RECORDED INFORMATION →
----------------------------------------

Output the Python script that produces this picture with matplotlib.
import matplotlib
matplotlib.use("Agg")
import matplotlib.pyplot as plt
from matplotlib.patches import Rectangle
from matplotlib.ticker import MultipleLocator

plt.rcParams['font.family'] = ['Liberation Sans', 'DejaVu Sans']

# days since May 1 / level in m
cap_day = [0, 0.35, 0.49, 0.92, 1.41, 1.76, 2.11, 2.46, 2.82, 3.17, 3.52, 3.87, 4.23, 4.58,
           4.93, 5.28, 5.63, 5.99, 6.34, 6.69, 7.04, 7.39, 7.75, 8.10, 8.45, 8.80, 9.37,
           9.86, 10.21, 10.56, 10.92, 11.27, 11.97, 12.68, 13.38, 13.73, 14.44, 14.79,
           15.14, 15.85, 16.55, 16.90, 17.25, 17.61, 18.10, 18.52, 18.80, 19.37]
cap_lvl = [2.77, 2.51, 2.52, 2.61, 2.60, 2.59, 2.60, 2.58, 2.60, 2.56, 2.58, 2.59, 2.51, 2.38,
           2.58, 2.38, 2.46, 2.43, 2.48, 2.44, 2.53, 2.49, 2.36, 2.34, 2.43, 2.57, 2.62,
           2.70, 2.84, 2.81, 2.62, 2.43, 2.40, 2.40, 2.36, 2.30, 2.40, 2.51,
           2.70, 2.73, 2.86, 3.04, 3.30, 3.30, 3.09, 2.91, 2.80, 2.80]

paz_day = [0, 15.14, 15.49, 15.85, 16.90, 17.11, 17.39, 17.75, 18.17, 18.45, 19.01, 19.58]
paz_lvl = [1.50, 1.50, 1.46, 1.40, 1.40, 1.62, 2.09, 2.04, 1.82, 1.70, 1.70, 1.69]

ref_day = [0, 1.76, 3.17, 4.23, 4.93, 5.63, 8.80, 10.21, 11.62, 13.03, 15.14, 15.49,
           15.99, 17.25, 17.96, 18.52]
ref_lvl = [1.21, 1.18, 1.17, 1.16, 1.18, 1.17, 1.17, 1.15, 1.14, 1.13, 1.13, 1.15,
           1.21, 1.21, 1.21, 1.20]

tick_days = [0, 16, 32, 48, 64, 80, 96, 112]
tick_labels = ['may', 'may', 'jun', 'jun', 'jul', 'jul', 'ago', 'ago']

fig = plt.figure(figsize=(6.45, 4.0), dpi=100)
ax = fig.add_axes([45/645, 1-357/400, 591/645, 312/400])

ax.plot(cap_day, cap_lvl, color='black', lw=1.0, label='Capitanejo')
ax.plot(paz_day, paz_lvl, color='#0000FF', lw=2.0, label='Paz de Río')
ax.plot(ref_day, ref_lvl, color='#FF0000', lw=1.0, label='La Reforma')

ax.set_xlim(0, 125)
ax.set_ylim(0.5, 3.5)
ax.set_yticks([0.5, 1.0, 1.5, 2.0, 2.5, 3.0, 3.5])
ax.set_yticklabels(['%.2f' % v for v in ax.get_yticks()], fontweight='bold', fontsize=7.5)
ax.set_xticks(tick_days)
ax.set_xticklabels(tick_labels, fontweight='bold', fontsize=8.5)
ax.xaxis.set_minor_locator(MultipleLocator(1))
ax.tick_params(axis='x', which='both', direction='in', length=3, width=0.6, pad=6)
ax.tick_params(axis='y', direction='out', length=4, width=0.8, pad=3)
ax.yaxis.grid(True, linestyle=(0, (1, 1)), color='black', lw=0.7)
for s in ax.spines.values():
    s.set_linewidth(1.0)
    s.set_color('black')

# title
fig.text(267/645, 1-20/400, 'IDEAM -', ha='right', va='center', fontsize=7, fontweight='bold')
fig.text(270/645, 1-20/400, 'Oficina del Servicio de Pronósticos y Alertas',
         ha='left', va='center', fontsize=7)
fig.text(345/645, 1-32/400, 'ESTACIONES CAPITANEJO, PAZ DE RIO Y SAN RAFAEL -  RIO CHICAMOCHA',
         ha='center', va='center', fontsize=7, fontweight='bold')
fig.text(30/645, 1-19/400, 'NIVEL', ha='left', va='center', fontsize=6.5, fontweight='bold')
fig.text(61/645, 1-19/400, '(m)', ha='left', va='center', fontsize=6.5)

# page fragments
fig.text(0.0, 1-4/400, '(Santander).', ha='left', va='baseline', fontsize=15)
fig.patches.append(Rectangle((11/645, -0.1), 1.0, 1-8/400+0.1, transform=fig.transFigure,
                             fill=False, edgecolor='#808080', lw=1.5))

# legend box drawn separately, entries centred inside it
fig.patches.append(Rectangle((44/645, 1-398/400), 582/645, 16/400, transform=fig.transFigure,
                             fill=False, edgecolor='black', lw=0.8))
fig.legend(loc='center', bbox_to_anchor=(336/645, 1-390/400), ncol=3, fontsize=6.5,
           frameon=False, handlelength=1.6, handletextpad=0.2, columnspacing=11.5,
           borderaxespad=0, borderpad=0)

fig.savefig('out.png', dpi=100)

----------------------------------------

DESCRIPTION OF THE TASK → Set down the lines above as they stand, starting with the first line and ending with the line that contains "2.70, 2.73, 2.86, 3.04, 3.30, 3.30, 3.09, 2.91, 2.80, 2.80]".

PROBLEM SOLUTION →
Output the Python script that produces this picture with matplotlib.
import matplotlib
matplotlib.use("Agg")
import matplotlib.pyplot as plt
from matplotlib.patches import Rectangle
from matplotlib.ticker import MultipleLocator

plt.rcParams['font.family'] = ['Liberation Sans', 'DejaVu Sans']

# days since May 1 / level in m
cap_day = [0, 0.35, 0.49, 0.92, 1.41, 1.76, 2.11, 2.46, 2.82, 3.17, 3.52, 3.87, 4.23, 4.58,
           4.93, 5.28, 5.63, 5.99, 6.34, 6.69, 7.04, 7.39, 7.75, 8.10, 8.45, 8.80, 9.37,
           9.86, 10.21, 10.56, 10.92, 11.27, 11.97, 12.68, 13.38, 13.73, 14.44, 14.79,
           15.14, 15.85, 16.55, 16.90, 17.25, 17.61, 18.10, 18.52, 18.80, 19.37]
cap_lvl = [2.77, 2.51, 2.52, 2.61, 2.60, 2.59, 2.60, 2.58, 2.60, 2.56, 2.58, 2.59, 2.51, 2.38,
           2.58, 2.38, 2.46, 2.43, 2.48, 2.44, 2.53, 2.49, 2.36, 2.34, 2.43, 2.57, 2.62,
           2.70, 2.84, 2.81, 2.62, 2.43, 2.40, 2.40, 2.36, 2.30, 2.40, 2.51,
           2.70, 2.73, 2.86, 3.04, 3.30, 3.30, 3.09, 2.91, 2.80, 2.80]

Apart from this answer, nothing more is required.